Fate of the World is a turn based card game where you play as the President of the GEO, the Global Environment Organization. It’s your job to maintain balance between the different global regions and achieve certain goals in the many missions you’ll be presented with. Each region of the planet has their own set of issues that change dynamically as the game progresses. These issues can be environmental, economic, energy and natural resource related, health related and more.
You’re given an allocation of funds based on the number of regions that support you, their general well being, and their general opinion of you. Your funding determines what actions you can afford in order to steward these different regions toward your end goals; and in turn, your decisions determine your future funding. Thus, poor choices will lead to less funding which restricts your actions and makes the game more difficult.
Your goals can range from helping a specific region develop to a certain level graded on a Human Development Index to reigning in your regions’ dependency on fossil fuels in order to prevent a global temperature increase over a certain amount. You may be given anywhere from 50 years to over 100 to accomplish these goals. This adds an additional level of challenge as the decisions you make act as like a house of cards. The more decisions you make the higher the impact. And once again if you don’t make the correct decisions, your house of cards becomes unstable and can fall apart rather quickly just before you reach your goal.
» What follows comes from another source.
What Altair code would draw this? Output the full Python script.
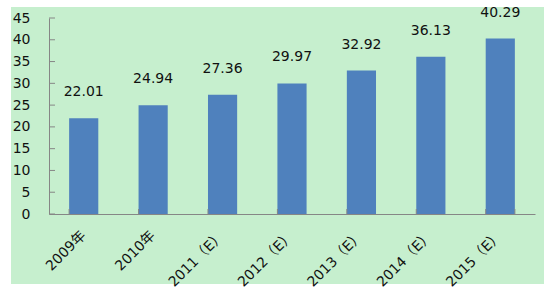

This is most certainly not a game of quick reflexes and motor skills, but rather a game of deep thought and weighing of decisions. You have reports of progress and news feeds at the beginning of each round to tell you what regions are experiencing what issues. You need to weigh out which actions are best to take. Do you try to help your frustrated masses by giving them the resources they need before hunger and poverty force them to rebel? Or do you call in law enforcement and black ops to keep the peace? Both decisions can have an immediate effect, but the long term effects are what you have to worry about the most.
Red Redemption has put a lot of effort into making a solid game-play experience with Fate of the World. The user interface has a bit of a learning curve to it, but once you get used to where everything is and the mechanics of how everything works there aren’t any problems. The graphics are crisp and clean, and they look fantastic. My 1.8 GHz Core2Duo laptop was able to run the game with no issues even though the recommended processor requirement is 500 MHz higher than what I have. I had no noticeable lag, frame rate drop or texture pop while playing the game.
For those of you who are environmentally friendly, you can go to the partner links on the Fate of the World site and purchase the game. Twenty percent of the proceeds will go towards the partner organization that you choose.
For the ten dollars (or eleven if you go through a partner site) you spend, this is an exceptional quality game. If you enjoy turn based games that require some thoughtful decisions, this is most definitely for you. While this type of game play isn’t my cup of tea, I found it to be very compelling and managed to log quite a few hours on it before putting it down.